Waddell is best known for bringing to light the history of the medieval goliards in her 1927 book The Wandering Scholars and translating their Latin poetry in the companion volume Medieval Latin Lyrics. A second anthology, More Latin Lyrics, is compiled in the 1940s but not published until after her death. Her other works range widely in subject matter. For example, she also writes plays. Her first play is The Spoiled Buddha, which is performed at the Opera House, Belfast, by the Ulster Literary Society. Her The Abbe Prevost is staged in 1935. Her historical novel Peter Abelard is published in 1933. It is critically well received and becomes a bestseller.

Waddell also writes many articles for the Evening Standard, The Manchester Guardian and The Nation, and does lecturing and broadcasting.

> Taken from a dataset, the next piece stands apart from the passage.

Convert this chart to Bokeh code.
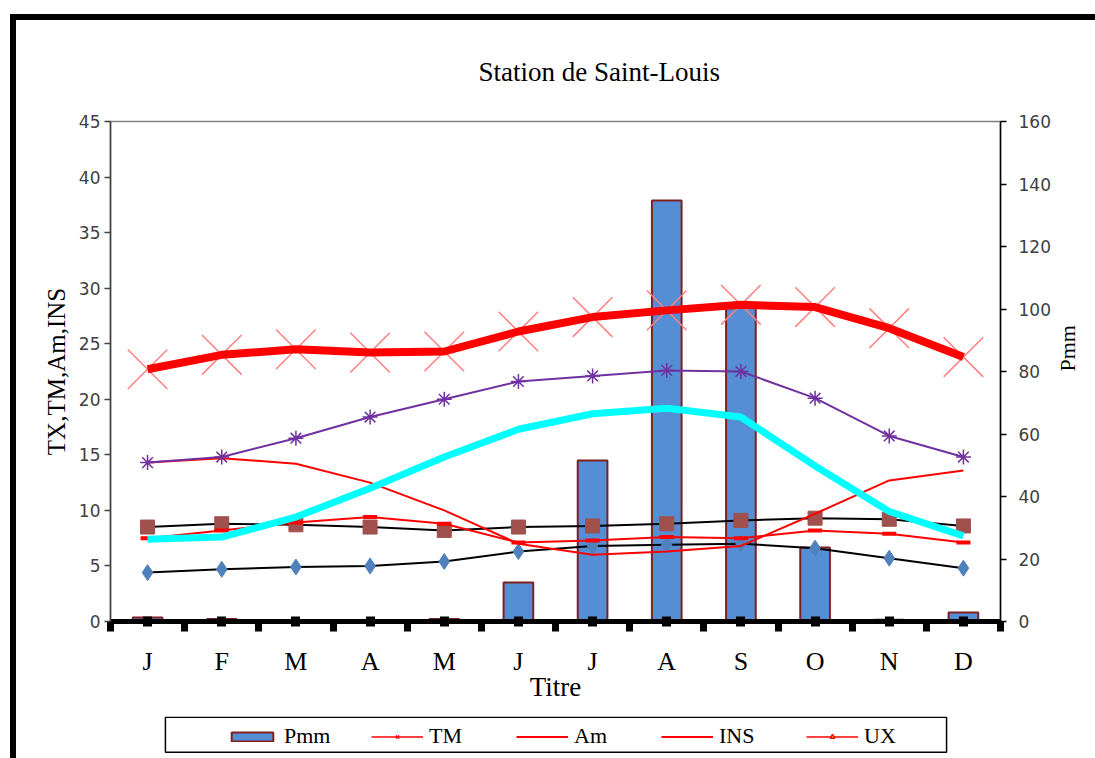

Waddell is the assistant editor of The Nineteenth Century magazine. Among her circle of friends in London, where she is vice-president of the Irish Literary Society, are William Butler Yeats, Virginia Woolf, Rose Macaulay, Max Beerbohm and George William Russell. Her personal and professional friendship with Siegfried Sassoon apparently makes the latter’s wife suspicious. Although she never marries, she has a close relationship with her publisher, Otto Kyllmann of Constable & Company.

Waddell receives honorary degrees from Columbia, Belfast, Durham and St. Andrews and wins the Benson Medal of the Royal Society of Literature.

A serious debilitating neurological disease puts an end to her writing career in 1950. She dies in London on March 5, 1965, and is buried in Magherally churchyard, County Down, Northern Ireland. A prize-winning biography of her by the Benedictine nun Dame Felicitas Corrigan is published in 1986.